During his time in Rome, he would like to see an improvement in human rights in Nigeria, better education, a more efficient use of its human and natural resources and the success of inter-faith dialogue.

As a Roman Catholic he is worried by the increase of Pentecostal sects in his country and says that this is something that the Church will have to address if it is not to lose its younger following. And just as many of its doctors and nurses have gone abroad to work, now it is the turn of the country’s priests. Asked how many Nigerian priests there are in Italy, Okeke says that he has no official figures but that judging by the 300 or so who attended a meeting he had in Rome recently there are probably many more than he thought.

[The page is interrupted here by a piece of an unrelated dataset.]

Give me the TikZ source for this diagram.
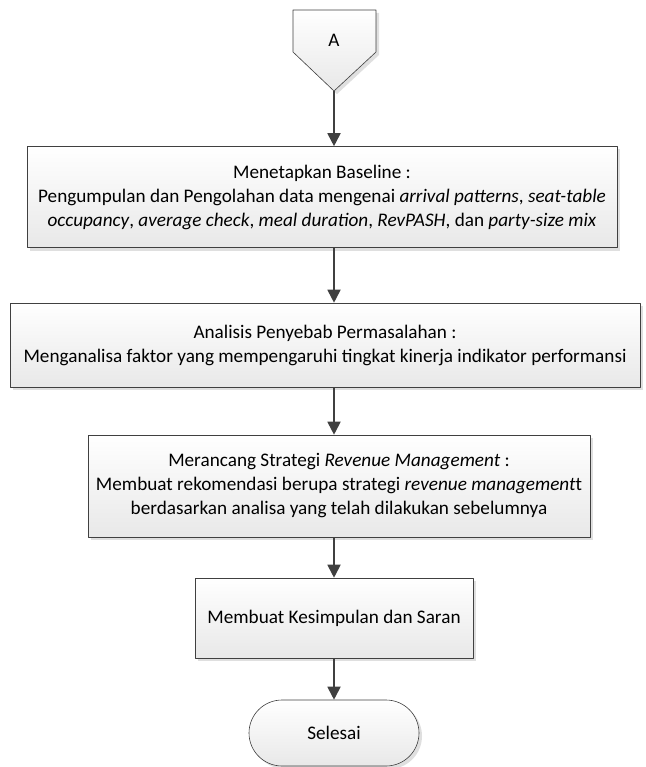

Okeke stresses the contribution European missionaries – first the French and then the Irish – made to education, health and moral standards in pre-independence Nigeria. He acknowledges the role of Irish missionaries in particular and the strong links with Ireland. “The patron saint of Nigeria is St Patrick and my father was called Patrick*,” he says. But now countries in the western world, where there is a chronic lack of religious vocations, are calling on Nigerians for help.

Nigeria has about 11,000 seminarians, and Bigard seminary in Enugu state with its 775 students is the largest in Africa. Many of its priests come to Rome for graduate studies, mainly at the Urbaniana, following in the steps of the country’s most famous cardinal, Francis Arinze. But there is no central place in Rome along the lines of the Irish, Scots, English or North American colleges for them to live. 


“Maybe now is the time to have such a place,” says Okeke. And then with a twinkle in his eye he concludes, “Perhaps in the four years that I am here this is one of the things we could achieve.”